Czy to co piszesz o 'rzeczach oczywistych' oznacza, że nie należy tego szanować i cenić? Tak mi jakoś zabrzmiała twoja wypowiedź. Przecież można tyrać i cieszyć się z dawania, a jednocześnie oczekiwać że rodzina to doceni? Czy ja popełniam tu jakiś błąd myślowy?

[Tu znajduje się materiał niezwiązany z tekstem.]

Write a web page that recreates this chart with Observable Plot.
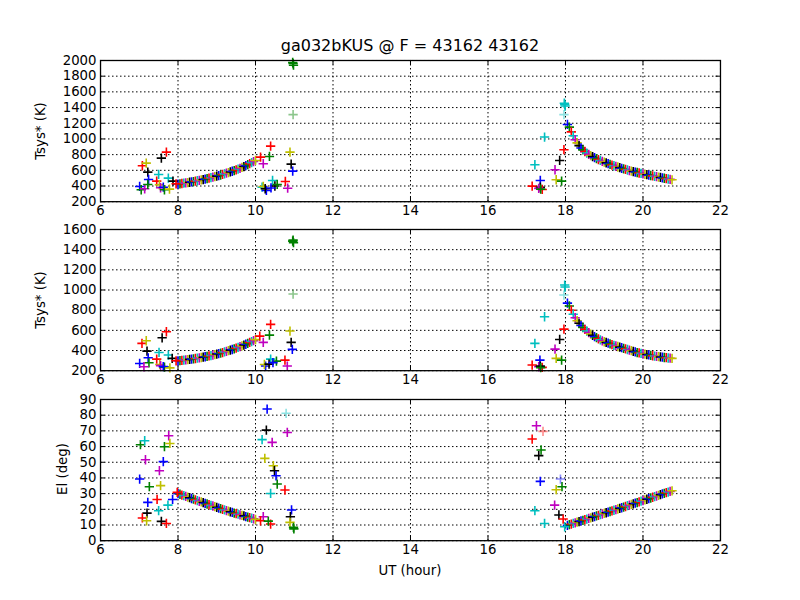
<!DOCTYPE html>
<html><head><meta charset="utf-8">
<script src="https://cdn.jsdelivr.net/npm/d3@7"></script>
<script src="https://cdn.jsdelivr.net/npm/@observablehq/plot@0.6"></script>
<style>
body{margin:0;background:#fff;}
#fig{position:relative;width:800px;height:600px;font-family:"DejaVu Sans",sans-serif;background:#fff;overflow:hidden}
.p{position:absolute;left:0}
.lbl{position:absolute;font-size:13.3px;color:#000;white-space:nowrap;line-height:1}
</style></head><body><div id="fig"></div>
<script>
// ---- data ----
const channels = ["b","g","r","c","m","y","k"];
const channelColors = ["#0000ff","#008000","#ff0000","#00bfbf","#bf00bf","#bfbf00","#000000"];

const utTicks = [6,8,10,12,14,16,18,20,22];
const tsysTicks = [200,400,600,800,1000,1200,1400,1600,1800,2000];
const tsys2Ticks = [200,400,600,800,1000,1200,1400,1600];
const elTicks = [0,10,20,30,40,50,60,70,80,90];

// dense scans, first track
const timeA = [8.00,8.05,8.10,8.15,8.20,8.25,8.30,8.35,8.40,8.45,8.50,8.55,8.60,8.65,8.70,8.75,8.80,8.85,8.90,8.95,
  9.00,9.05,9.10,9.15,9.20,9.25,9.30,9.35,9.40,9.45,9.50,9.55,9.60,9.65,9.70,9.75,9.80,9.85,9.90,9.95,10.00];
const tsysA = [425,428,432,436,440,444,448,452,457,462,467,472,477,482,488,494,500,506,512,519,
  526,533,540,547,555,563,571,579,588,597,606,616,626,637,648,660,672,685,698,712,726];
const tsys2A = [298,300,302,305,307,310,312,315,318,321,324,327,331,334,338,342,346,350,355,360,
  365,370,375,380,386,392,398,404,410,417,424,431,438,446,454,462,471,480,489,498,508];
const elA = [30.0,29.6,29.1,28.7,28.2,27.8,27.4,26.9,26.5,26.0,25.6,25.1,24.7,24.3,23.8,23.4,23.0,22.5,22.1,21.7,
  21.3,20.8,20.4,20.0,19.6,19.2,18.8,18.4,18.0,17.6,17.3,16.9,16.5,16.1,15.8,15.4,15.0,14.7,14.3,14.0,13.6];

// dense scans, second track
const timeB = [18.05,18.10,18.15,18.20,18.25,18.30,18.35,18.40,18.45,18.50,18.55,18.60,18.65,18.70,18.75,18.80,18.85,18.90,18.95,19.00,
  19.05,19.10,19.15,19.20,19.25,19.30,19.35,19.40,19.45,19.50,19.55,19.60,19.65,19.70,19.75,19.80,19.85,19.90,19.95,20.00,
  20.05,20.10,20.15,20.20,20.25,20.30,20.35,20.40,20.45,20.50,20.55,20.60,20.65,20.70,20.75];
const tsysB = [1185,1150,1090,1040,990,950,915,885,860,840,820,803,788,774,761,749,737,726,715,705,
  695,685,676,667,658,650,642,634,626,618,611,604,597,590,584,578,572,566,560,554,
  549,544,539,534,529,524,519,514,509,504,499,494,489,484,479];
const tsys2B = [870,842,800,760,725,695,670,648,628,610,593,578,563,550,538,527,516,506,496,487,
  480,473,466,459,452,446,440,434,428,422,416,410,404,398,392,386,380,376,372,368,
  364,360,356,352,348,345,342,339,336,334,331,329,326,324,322];
const elB = [9.8,10.2,10.6,11.0,11.4,11.8,12.2,12.6,13.0,13.4,13.8,14.2,14.6,15.0,15.4,15.8,16.2,16.6,17.0,17.4,
  17.8,18.2,18.6,19.0,19.4,19.8,20.2,20.6,21.0,21.4,21.8,22.3,22.7,23.1,23.5,23.9,24.3,24.7,25.2,25.6,
  26.0,26.4,26.8,27.2,27.7,28.1,28.5,28.9,29.3,29.8,30.2,30.6,31.0,31.4,31.8];

// isolated scans, panel 1
const tsysOutTime = [7.01,7.05,7.14,7.08,7.18,7.22,7.24,7.22,7.45,7.50,7.52,7.55,7.62,7.57,7.70,7.75,7.65,7.78,7.87,7.95,
  10.96,10.97,10.98,10.39,10.36,10.13,10.20,10.89,10.92,10.96,10.77,10.83,10.17,10.20,10.28,10.25,10.44,10.50,10.56,10.40,
  17.97,17.98,17.99,17.46,17.96,17.85,17.73,17.21,17.76,17.90,17.35,17.14,17.35,17.40,17.31,17.36];
const tsysOutValue = [394,352,365,658,692,577,483,420,462,547,416,378,385,756,832,500,352,360,462,428,
  1975,1961,1940,909,777,768,684,832,679,590,458,372,385,394,343,365,470,400,420,375,
  1455,1441,1420,1024,863,726,607,671,480,462,471,398,385,356,370,360];
const tsysOutChannel = ["b","g","m","r","y","k","b","g","r","c","y","m","b","k","r","c","g","y","k","r",
  "g","g","g","r","g","r","m","y","k","b","r","m","c","y","b","k","c","k","g","b",
  "c","c","c","c","r","k","m","c","y","g","b","r","k","r","m","g"];
const tsysFaintTime = [10.97,17.96];
const tsysFaintValue = [1310,1310];
const tsysFaintChannel = ["g","c"];

// isolated scans, panel 2
const tsys2OutTime = [7.07,7.18,7.20,7.23,7.01,7.25,7.12,7.45,7.51,7.53,7.55,7.59,7.70,7.75,7.65,7.62,7.79,7.85,7.95,
  10.96,10.97,10.98,10.39,10.36,10.11,10.20,10.89,10.92,10.95,10.76,10.82,10.39,10.54,10.26,10.23,10.35,10.45,
  17.98,17.99,17.46,17.96,17.85,17.73,17.21,17.76,17.90,17.34,17.14,17.31,17.40,17.35,17.36];
const tsys2OutValue = [471,497,394,328,272,278,239,315,381,262,250,526,586,355,235,240,228,322,298,
  1485,1495,1470,659,553,543,481,593,481,411,305,246,315,295,246,262,265,280,
  1049,1030,735,612,510,414,471,322,305,305,256,239,233,245,230];
const tsys2OutChannel = ["r","y","k","b","b","g","m","r","c","y","m","k","r","c","g","b","y","k","r",
  "g","g","g","r","g","r","m","y","k","b","r","m","c","g","b","y","k","b",
  "c","c","c","r","k","m","c","y","g","b","r","m","r","k","g"];
const tsys2FaintTime = [10.97,17.96];
const tsys2FaintValue = [960,950];
const tsys2FaintChannel = ["g","c"];

// isolated scans, panel 3
const elOutTime = [7.01,7.03,7.14,7.16,7.26,7.22,7.20,7.08,7.19,7.52,7.55,7.46,7.50,7.57,7.70,7.62,7.65,7.76,7.79,7.74,7.86,7.98,
  10.30,10.28,10.82,10.17,10.43,10.24,10.46,10.49,10.53,10.56,10.76,10.39,10.20,10.13,10.39,10.33,10.93,10.90,10.89,10.98,10.99,
  17.25,17.14,17.37,17.31,17.35,17.91,17.76,17.72,17.21,17.83,17.94,17.46,17.98];
const elOutValue = [39.3,61.2,63.7,51.6,34.4,24.4,17.6,14.5,12.7,44.6,35.1,26.3,19.1,12.3,11.0,50.4,59.9,66.9,62.0,22.7,26.3,30.8,
  83.9,70.5,69.0,64.4,62.7,52.5,47.8,44.6,41.4,36.1,32.3,30.1,15.3,12.7,10.6,12.5,19.6,15.3,11.7,8.5,7.5,
  73.3,64.8,57.8,54.2,37.8,34.4,32.5,22.7,19.1,16.4,13.8,11.0,8.9];
const elOutChannel = ["b","g","c","m","g","b","k","r","y","m","y","r","c","k","r","b","g","m","y","c","b","r",
  "b","k","m","c","m","y","y","k","b","g","r","c","m","r","r","g","b","k","y","g","g",
  "m","r","g","k","b","g","y","m","c","k","r","c","c"];
const elFaintTime = [10.79,17.42,17.87];
const elFaintValue = [81.2,69.7,39.3];
const elFaintChannel = ["c","r","b"];

// ---- drawing ----
const fig = document.getElementById("fig");
const FRAME_H = 141.2, MT = 10, MB = 28;

function rows(ts, vs, cs) { return ts.map((t, i) => ({t, v: vs[i], ch: cs ? cs[i] : channels[i % 7]})); }

function panel(top, domain, yTicks, dense, out, faint) {
  const dotOpts = {x: "t", y: "v", stroke: "ch", symbol: "plus", r: 3.1, strokeWidth: 1.6};
  const gridOpts = {stroke: "#000", strokeOpacity: 1, strokeWidth: 1, strokeDasharray: "1.5,2.5"};
  const svg = Plot.plot({
    width: 800, height: MT + FRAME_H + MB,
    marginTop: MT, marginBottom: MB, marginLeft: 100, marginRight: 80,
    x: {domain: [6, 22], label: null},
    y: {domain, label: null},
    color: {type: "ordinal", domain: channels, range: channelColors},
    style: {fontFamily: "DejaVu Sans, sans-serif", fontSize: "13.3px", background: "transparent", color: "#000", overflow: "visible"},
    marks: [
      Plot.gridX(utTicks, gridOpts),
      Plot.gridY(yTicks, gridOpts),
      Plot.tickX(utTicks, {x: d => d, insetTop: FRAME_H - 4.5, stroke: "#000"}),
      Plot.tickX(utTicks, {x: d => d, insetBottom: FRAME_H - 4.5, stroke: "#000"}),
      Plot.tickY(yTicks, {y: d => d, insetRight: 620 - 4.5, stroke: "#000"}),
      Plot.tickY(yTicks, {y: d => d, insetLeft: 620 - 4.5, stroke: "#000"}),
      Plot.dot(dense, dotOpts),
      Plot.dot(out, dotOpts),
      Plot.dot(faint, {...dotOpts, strokeOpacity: 0.45}),
      Plot.frame({stroke: "#000", strokeWidth: 1.3}),
      Plot.axisX(utTicks, {tickSize: 0, tickPadding: 4, tickFormat: d => String(d), fill: "#000"}),
      Plot.axisY(yTicks, {tickSize: 0, tickPadding: 4, tickFormat: d => String(d), fill: "#000"})
    ]
  });
  svg.classList.add("p");
  svg.style.top = (top - MT) + "px";
  fig.appendChild(svg);
}

panel(60, [200, 2000], tsysTicks,
  [...rows(timeA, tsysA), ...rows(timeB, tsysB)],
  rows(tsysOutTime, tsysOutValue, tsysOutChannel),
  rows(tsysFaintTime, tsysFaintValue, tsysFaintChannel));
panel(229.4, [200, 1600], tsys2Ticks,
  [...rows(timeA, tsys2A), ...rows(timeB, tsys2B)],
  rows(tsys2OutTime, tsys2OutValue, tsys2OutChannel),
  rows(tsys2FaintTime, tsys2FaintValue, tsys2FaintChannel));
panel(398.8, [0, 90], elTicks,
  [...rows(timeA, elA), ...rows(timeB, elB)],
  rows(elOutTime, elOutValue, elOutChannel),
  rows(elFaintTime, elFaintValue, elFaintChannel));

function label(text, cx, cy, size, rotate) {
  const d = document.createElement("div");
  d.className = "lbl";
  d.textContent = text;
  d.style.left = cx + "px";
  d.style.top = cy + "px";
  d.style.fontSize = size + "px";
  d.style.transform = "translate(-50%,-50%)" + (rotate ? " rotate(-90deg)" : "");
  fig.appendChild(d);
}
label("ga032bKUS @ F = 43162 43162", 410, 46, 16, false);
label("Tsys* (K)", 41, 130.6, 13.3, true);
label("Tsys* (K)", 41, 300, 13.3, true);
label("El (deg)", 63, 469.4, 13.3, true);
label("UT (hour)", 410, 571, 13.3, false);
</script>
</body></html>
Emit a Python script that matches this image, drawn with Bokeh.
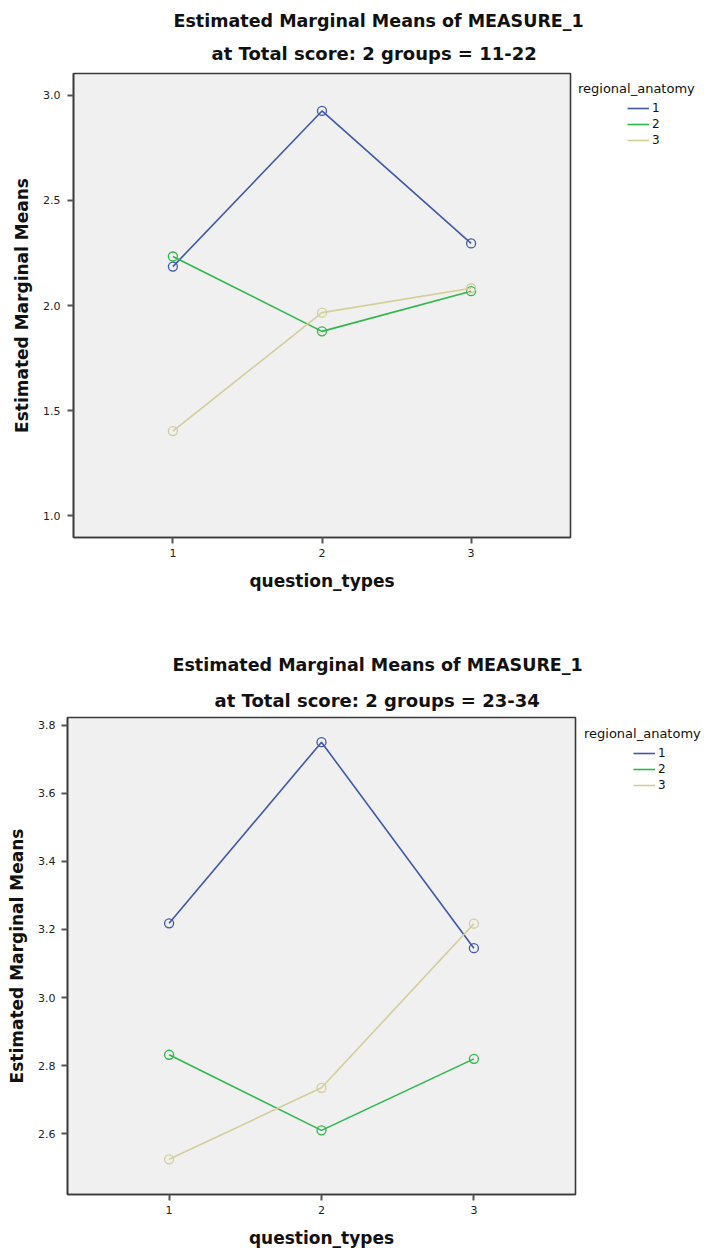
from bokeh.plotting import figure
from bokeh.layouts import column
from bokeh.models import Legend, LegendItem, FixedTicker, NumeralTickFormatter, Range1d, Title
from bokeh.embed import file_html
from bokeh.resources import INLINE

# ---- data ----
question_types = [1, 2, 3]
group_names = ["1", "2", "3"]
group_colors = ["#3E58AC", "#2EB848", "#D3CE97"]

# Total score group 11-22
low_g1 = [2.185, 2.925, 2.295]
low_g2 = [2.233, 1.877, 2.068]
low_g3 = [1.403, 1.966, 2.082]

# Total score group 23-34
high_g1 = [3.218, 3.750, 3.145]
high_g2 = [2.832, 2.610, 2.820]
high_g3 = [2.525, 2.735, 3.217]

low_yticks = [1.0, 1.5, 2.0, 2.5, 3.0]
high_yticks = [2.6, 2.8, 3.0, 3.2, 3.4, 3.6, 3.8]

title_main = "Estimated Marginal Means of MEASURE_1"
low_subtitle = "at Total score: 2 groups = 11-22"
high_subtitle = "at Total score: 2 groups = 23-34"
legend_title = "regional_anatomy"
x_label = "question_types"
y_label = "Estimated Marginal Means"

FONT = "DejaVu Sans"


def make_chart(series, yticks, yr, fw, fh, borders, subtitle,
               t1_off, t2_off, t1_so, t2_so, ylab_standoff, leg_margin):
    left, right, top, bottom = borders
    p = figure(frame_width=fw, frame_height=fh, output_backend="svg",
               toolbar_location=None, title=None,
               x_range=Range1d(1 / 3, 3 + 2 / 3), y_range=Range1d(*yr),
               min_border_left=left, min_border_right=right,
               min_border_top=top, min_border_bottom=bottom)
    p.background_fill_color = "#F0F0F0"
    p.border_fill_color = "white"
    p.outline_line_color = "#3A3A3A"
    p.outline_line_width = 1.6
    p.grid.visible = False

    for ax in (p.xaxis[0], p.yaxis[0]):
        ax.axis_line_color = "#3A3A3A"
        ax.axis_line_width = 1.6
        ax.major_tick_line_color = "#555555"
        ax.major_tick_line_width = 2
        ax.major_tick_out = 6
        ax.major_tick_in = 0
        ax.minor_tick_line_color = None
        ax.major_label_text_font = FONT
        ax.major_label_text_font_size = "11px"
        ax.major_label_text_color = "#222222"
        ax.axis_label_text_font = FONT
        ax.axis_label_text_font_style = "bold"
        ax.axis_label_text_font_size = "17px"
        ax.axis_label_text_color = "#111111"

    p.xaxis.ticker = FixedTicker(ticks=question_types)
    p.xaxis.axis_label = x_label
    p.xaxis.major_label_standoff = 5
    p.xaxis.axis_label_standoff = 11
    p.yaxis.ticker = FixedTicker(ticks=yticks)
    p.yaxis.formatter = NumeralTickFormatter(format="0.0")
    p.yaxis.axis_label = y_label
    p.yaxis.major_label_standoff = ylab_standoff
    p.yaxis.axis_label_standoff = 8

    real_items = []
    spacer_items = []
    for name, color, vals in zip(group_names, group_colors, series):
        r = p.line(question_types, vals, line_color=color, line_width=1.6)
        p.scatter(question_types, vals, marker="circle", size=9,
                  fill_color=None, line_color=color, line_width=1.3)
        real_items.append(LegendItem(label=name, renderers=[r]))
        d = p.line(question_types, vals, line_alpha=0)
        spacer_items.append(LegendItem(label=" ", renderers=[d]))

    leg = Legend(items=spacer_items + real_items, location="top_left",
                 orientation="vertical", nrows=3,
                 title=legend_title, title_text_font=FONT,
                 title_text_font_size="13px", title_text_font_style="normal",
                 title_text_color="#111111", title_standoff=5,
                 glyph_width=22, glyph_height=14, label_height=14,
                 label_width=22, spacing=2, padding=0, margin=leg_margin,
                 label_standoff=3, label_text_font=FONT,
                 label_text_font_size="12px", label_text_color="#111111",
                 border_line_color=None, background_fill_alpha=0)
    p.add_layout(leg, "right")

    p.add_layout(Title(text=subtitle, align="left", offset=t2_off,
                       vertical_align="middle", standoff=t2_so,
                       text_font=FONT, text_font_style="bold",
                       text_font_size="18px", text_color="#111111"), "above")
    p.add_layout(Title(text=title_main, align="left", offset=t1_off,
                       vertical_align="middle", standoff=t1_so,
                       text_font=FONT, text_font_style="bold",
                       text_font_size="17.5px", text_color="#111111"), "above")
    return p


p1 = make_chart([low_g1, low_g2, low_g3], low_yticks, (0.897, 3.103),
                497, 464, (73, 154, 73, 101), low_subtitle,
                100, 138, 1, 18, 7, 8)

p2 = make_chart([high_g1, high_g2, high_g3], high_yticks, (2.4216, 3.8226),
                508, 477, (67, 149, 79, 58), high_subtitle,
                105, 147, 13, 12, 6, 9)

layout = column(column(p1), column(p2))
open("out.html", "w").write(file_html(layout, INLINE))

Czy może jest tak, że przez nadmierne tyranie nie ma juz czasu dla rodziny, a pozostaje tylko oczekiwanie jakiegoś uznania, które może ma kompenowac własne frustracje i obawy??? (u mnie chyba coś takiego się działo)
 
     
mami
[Usunięty]

Wysłany: 2008-10-23, 18:25   

zakładając rodzine bierzemy na siebie odpowiedzialnośc za nich zarówno mąż jak i żona względem siebie i dzieci stąd oczekiwanie, że zostane za to doceniony iż zarabiam na rodzine, remontuje dom czy gotuje, sprzątam ze strony żony jest błedem to nasz obowiążek, na który sami się zdecydowaliśmy zakładając obrączke
cóz miło usłyszec kochanie dziękuje ci za wspaniały obiad był pyszny /kiedy ostatnio ty jej to powiedziałes?/ lub pięknie urządziłes ten pokoik to są miłe pochwały motywujące nas do działania ale jeśli ich nie ma to nie nalezy się z tego powodu gniewac a co najwyżej zacząc samemu dziękowac i tym zarazic druga strone do rewanżu tym samym...
a flustracje może dlatego, że sam czujesz presje ciężaru jakim jest dbanie o rodzine i ją przerzucasz na partnera
typowe nie ma pięniędzy mąż zarzuca niegospodarnośc żonie żona w odwecie gdybys był zaradniejszy to twoja pensja była by większa i nie było by problemów... cóz obwiniac można sie zawsze o to kto winien ale nic to nie da lepiej poszukac drogi wyjscia z tego
a piszesz tyrasz dla rodziny czyz to nie twój obowiązek, który raczej powinien byc dla ciebie czyms normalnym czy gdybys tyrał dla siebie i kupował sobie było by inaczej na kogo bys zwalał że ciężko i nie masz sił a tak no cóz założyłes obrączke wraz z nią tez i obowiązki z tego tytułu
nie jestes inny niz wszyscy żonkosie oni tez maja ten dylemat jak zadbac o dom, i tym sie stresuja bo jeśli źle to czują że to ich wina dlatego nie chcac brac na siebie tego nieprzyjemnego uczucia ze sobie nie radza zwalają na niegospodarnosc zon i niewdzięcznośc tymczasem warto sie pogodzic z tym ze nie jestesmy idealni nie wszystko sie zawsze układa i czasami może byc biedniej ale szczęsliwiej
warto czasami przyjsc predzej z pracy i poswiecic ja rodzinie żonie by móc sie cieszyc tym na co tyrasz całymi dniami
inaczej całe to materialne bogactwo domu jest niczym bo nie ma w nim miłosci
pozdrawiam powiedz dzis żonie że dziękuje jej za to że tak wspaniale gospodaruje dzis jutro pojutrze zobaczysz ze dostrzeze w tobie ukochanego za którego wyszła za mąż i zacznie dziękowac ci ze jestes i jej w tym pomagasz
odwagi można
 
     
dudus
[Usunięty]

Wysłany: 2008-12-20, 16:43   

Dawno sie nie odzywałem :oops: . Ale obydwoje postanowiliśmy walczyć !!! :mrgreen: JAk na razie idzie wszystko ku lepszemu.
 
     
martin
[Usunięty]

Wysłany: 2008-12-23, 10:57   

Swietnie Dudus :)

Czytales moze ksiazke polecona przez naloga?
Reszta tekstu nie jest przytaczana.